The picture above shows four different structural models of this surface that have been debated over the past 10 to 15 years. All the models satisfy the electron counting model. Theoretical calucaltions have predicted that the ß2 is the lowest energy structure. The ß2 (c) is the structure that was resolved in the STM image below.

The figure above shows the STM data (a) which resolves the atomic positions of the ß2 structural model on a well-ordered GaAs(001)-(2×4) surface. The image in (b) is a surface of constant local density of states (LDOS) extracted from a first-principles density functional theoretical calculation (FP-DFT) within the local density approximation (LDA) of the ß2 structural model. The agreement between the theory and the data further supports the ß2 model. (c) shows the ball-and-stick structural model to scale with the theory and data. (b) shows a plot of the height across the dimer rows from the STM image in (a). The height difference is about 0.3 nm or one monolayer of GaAs, which further supports the ß2 model.
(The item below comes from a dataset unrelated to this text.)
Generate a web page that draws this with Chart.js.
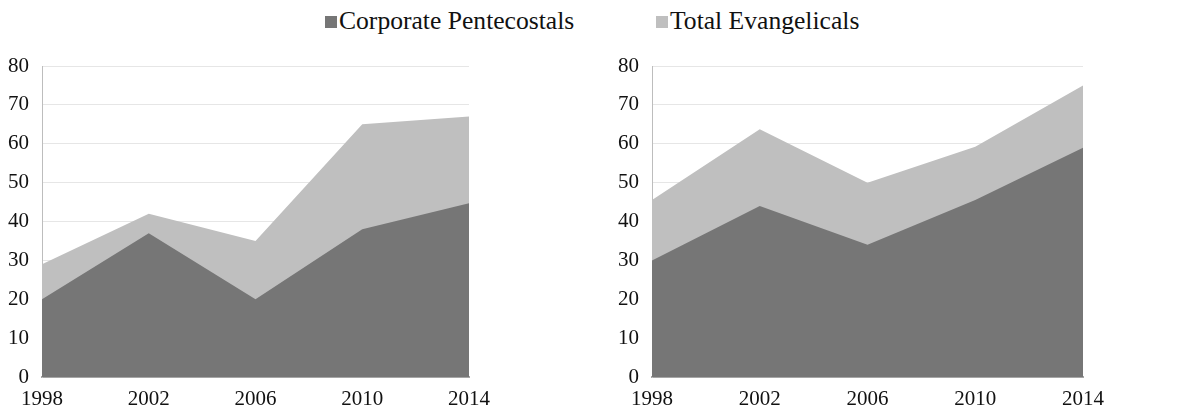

The figure above shows sections of two STM images taken from the same region but imaged at -3.0 V (a) and -2.1 V (b). Below, (c)-(d) the LDA theory taken and two different biases to simulate the STM biases shown above. At lower biases the theoretical images reveal that the trenches widen (i.e., the wave functions from the top-layer As-dimers retract). This is the novel mechanism (sample sharpening) that allows the STM tip to image the structure in the trench.